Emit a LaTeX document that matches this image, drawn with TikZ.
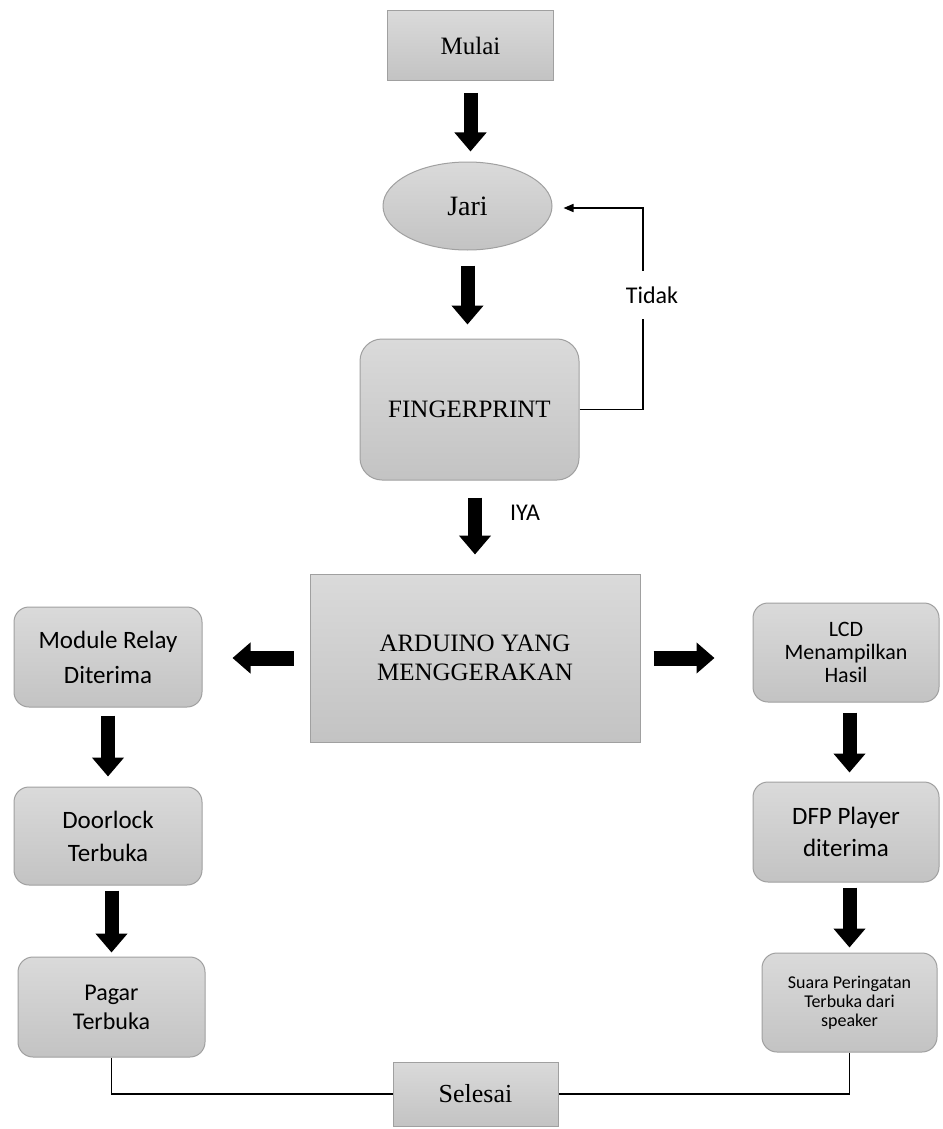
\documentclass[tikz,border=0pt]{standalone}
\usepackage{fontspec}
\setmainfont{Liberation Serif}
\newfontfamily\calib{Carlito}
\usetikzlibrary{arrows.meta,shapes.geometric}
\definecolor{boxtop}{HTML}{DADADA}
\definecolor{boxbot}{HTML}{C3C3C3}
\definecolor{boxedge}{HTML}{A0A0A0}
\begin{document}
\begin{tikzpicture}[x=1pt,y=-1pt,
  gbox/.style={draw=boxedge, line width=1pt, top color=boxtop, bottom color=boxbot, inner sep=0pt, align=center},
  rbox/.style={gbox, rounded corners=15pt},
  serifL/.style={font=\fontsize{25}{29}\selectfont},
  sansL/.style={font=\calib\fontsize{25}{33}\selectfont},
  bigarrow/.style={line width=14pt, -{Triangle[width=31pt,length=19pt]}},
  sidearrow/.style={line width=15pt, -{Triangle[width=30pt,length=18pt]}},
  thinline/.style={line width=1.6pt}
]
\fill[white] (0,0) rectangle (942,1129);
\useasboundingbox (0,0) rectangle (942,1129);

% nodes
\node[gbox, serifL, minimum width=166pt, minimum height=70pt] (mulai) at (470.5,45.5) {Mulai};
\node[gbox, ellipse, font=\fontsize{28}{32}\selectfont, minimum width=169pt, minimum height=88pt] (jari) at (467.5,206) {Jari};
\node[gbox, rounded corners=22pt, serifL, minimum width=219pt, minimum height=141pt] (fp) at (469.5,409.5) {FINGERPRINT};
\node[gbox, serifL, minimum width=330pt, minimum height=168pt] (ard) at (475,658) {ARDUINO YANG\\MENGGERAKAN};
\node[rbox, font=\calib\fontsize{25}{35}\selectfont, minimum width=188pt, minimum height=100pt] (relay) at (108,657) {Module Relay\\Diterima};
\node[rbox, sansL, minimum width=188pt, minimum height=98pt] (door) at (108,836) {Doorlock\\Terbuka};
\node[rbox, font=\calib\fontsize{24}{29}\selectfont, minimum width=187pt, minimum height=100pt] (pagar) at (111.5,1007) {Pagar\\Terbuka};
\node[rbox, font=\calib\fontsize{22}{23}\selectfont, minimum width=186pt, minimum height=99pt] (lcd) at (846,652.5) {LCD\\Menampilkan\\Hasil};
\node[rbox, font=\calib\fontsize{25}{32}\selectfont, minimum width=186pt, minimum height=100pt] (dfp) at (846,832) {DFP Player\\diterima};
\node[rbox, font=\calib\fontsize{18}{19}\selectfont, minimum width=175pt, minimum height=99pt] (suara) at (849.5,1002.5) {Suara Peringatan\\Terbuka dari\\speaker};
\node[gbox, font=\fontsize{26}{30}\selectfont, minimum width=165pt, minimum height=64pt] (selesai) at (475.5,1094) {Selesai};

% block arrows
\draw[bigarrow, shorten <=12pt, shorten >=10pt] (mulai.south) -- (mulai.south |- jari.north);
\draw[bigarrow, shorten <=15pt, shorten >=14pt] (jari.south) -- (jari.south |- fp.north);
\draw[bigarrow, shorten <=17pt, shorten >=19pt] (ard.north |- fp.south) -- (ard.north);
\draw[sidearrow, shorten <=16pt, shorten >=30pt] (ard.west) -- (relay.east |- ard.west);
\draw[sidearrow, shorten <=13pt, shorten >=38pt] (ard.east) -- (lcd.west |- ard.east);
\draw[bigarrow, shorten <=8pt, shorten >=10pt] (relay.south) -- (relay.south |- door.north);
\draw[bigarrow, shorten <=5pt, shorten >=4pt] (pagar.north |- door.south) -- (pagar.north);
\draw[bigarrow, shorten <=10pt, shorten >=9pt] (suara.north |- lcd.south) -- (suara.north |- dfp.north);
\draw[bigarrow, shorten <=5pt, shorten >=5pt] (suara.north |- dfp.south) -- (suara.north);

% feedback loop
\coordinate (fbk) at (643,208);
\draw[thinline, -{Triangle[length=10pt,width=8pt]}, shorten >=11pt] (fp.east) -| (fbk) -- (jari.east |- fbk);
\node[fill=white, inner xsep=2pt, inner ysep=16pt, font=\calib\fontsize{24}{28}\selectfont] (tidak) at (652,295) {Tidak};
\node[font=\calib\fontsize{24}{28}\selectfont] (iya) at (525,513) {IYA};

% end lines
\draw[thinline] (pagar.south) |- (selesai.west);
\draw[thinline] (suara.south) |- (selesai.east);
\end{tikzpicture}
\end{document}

- **TASK BRIEF**
Leave the pictures out, and print every line of the listing exactly as written.

- **ANSWER TO THE TASK**
Emit a LaTeX document that matches this image, drawn with TikZ.
\documentclass[tikz,border=0pt]{standalone}
\usepackage{fontspec}
\setmainfont{Liberation Serif}
\newfontfamily\calib{Carlito}
\usetikzlibrary{arrows.meta,shapes.geometric}
\definecolor{boxtop}{HTML}{DADADA}
\definecolor{boxbot}{HTML}{C3C3C3}
\definecolor{boxedge}{HTML}{A0A0A0}
\begin{document}
\begin{tikzpicture}[x=1pt,y=-1pt,
  gbox/.style={draw=boxedge, line width=1pt, top color=boxtop, bottom color=boxbot, inner sep=0pt, align=center},
  rbox/.style={gbox, rounded corners=15pt},
  serifL/.style={font=\fontsize{25}{29}\selectfont},
  sansL/.style={font=\calib\fontsize{25}{33}\selectfont},
  bigarrow/.style={line width=14pt, -{Triangle[width=31pt,length=19pt]}},
  sidearrow/.style={line width=15pt, -{Triangle[width=30pt,length=18pt]}},
  thinline/.style={line width=1.6pt}
]
\fill[white] (0,0) rectangle (942,1129);
\useasboundingbox (0,0) rectangle (942,1129);

% nodes
\node[gbox, serifL, minimum width=166pt, minimum height=70pt] (mulai) at (470.5,45.5) {Mulai};
\node[gbox, ellipse, font=\fontsize{28}{32}\selectfont, minimum width=169pt, minimum height=88pt] (jari) at (467.5,206) {Jari};
\node[gbox, rounded corners=22pt, serifL, minimum width=219pt, minimum height=141pt] (fp) at (469.5,409.5) {FINGERPRINT};
\node[gbox, serifL, minimum width=330pt, minimum height=168pt] (ard) at (475,658) {ARDUINO YANG\\MENGGERAKAN};
\node[rbox, font=\calib\fontsize{25}{35}\selectfont, minimum width=188pt, minimum height=100pt] (relay) at (108,657) {Module Relay\\Diterima};
\node[rbox, sansL, minimum width=188pt, minimum height=98pt] (door) at (108,836) {Doorlock\\Terbuka};
\node[rbox, font=\calib\fontsize{24}{29}\selectfont, minimum width=187pt, minimum height=100pt] (pagar) at (111.5,1007) {Pagar\\Terbuka};
\node[rbox, font=\calib\fontsize{22}{23}\selectfont, minimum width=186pt, minimum height=99pt] (lcd) at (846,652.5) {LCD\\Menampilkan\\Hasil};
\node[rbox, font=\calib\fontsize{25}{32}\selectfont, minimum width=186pt, minimum height=100pt] (dfp) at (846,832) {DFP Player\\diterima};
\node[rbox, font=\calib\fontsize{18}{19}\selectfont, minimum width=175pt, minimum height=99pt] (suara) at (849.5,1002.5) {Suara Peringatan\\Terbuka dari\\speaker};
\node[gbox, font=\fontsize{26}{30}\selectfont, minimum width=165pt, minimum height=64pt] (selesai) at (475.5,1094) {Selesai};

% block arrows
\draw[bigarrow, shorten <=12pt, shorten >=10pt] (mulai.south) -- (mulai.south |- jari.north);
\draw[bigarrow, shorten <=15pt, shorten >=14pt] (jari.south) -- (jari.south |- fp.north);
\draw[bigarrow, shorten <=17pt, shorten >=19pt] (ard.north |- fp.south) -- (ard.north);
\draw[sidearrow, shorten <=16pt, shorten >=30pt] (ard.west) -- (relay.east |- ard.west);
\draw[sidearrow, shorten <=13pt, shorten >=38pt] (ard.east) -- (lcd.west |- ard.east);
\draw[bigarrow, shorten <=8pt, shorten >=10pt] (relay.south) -- (relay.south |- door.north);
\draw[bigarrow, shorten <=5pt, shorten >=4pt] (pagar.north |- door.south) -- (pagar.north);
\draw[bigarrow, shorten <=10pt, shorten >=9pt] (suara.north |- lcd.south) -- (suara.north |- dfp.north);
\draw[bigarrow, shorten <=5pt, shorten >=5pt] (suara.north |- dfp.south) -- (suara.north);

% feedback loop
\coordinate (fbk) at (643,208);
\draw[thinline, -{Triangle[length=10pt,width=8pt]}, shorten >=11pt] (fp.east) -| (fbk) -- (jari.east |- fbk);
\node[fill=white, inner xsep=2pt, inner ysep=16pt, font=\calib\fontsize{24}{28}\selectfont] (tidak) at (652,295) {Tidak};
\node[font=\calib\fontsize{24}{28}\selectfont] (iya) at (525,513) {IYA};

% end lines
\draw[thinline] (pagar.south) |- (selesai.west);
\draw[thinline] (suara.south) |- (selesai.east);
\end{tikzpicture}
\end{document}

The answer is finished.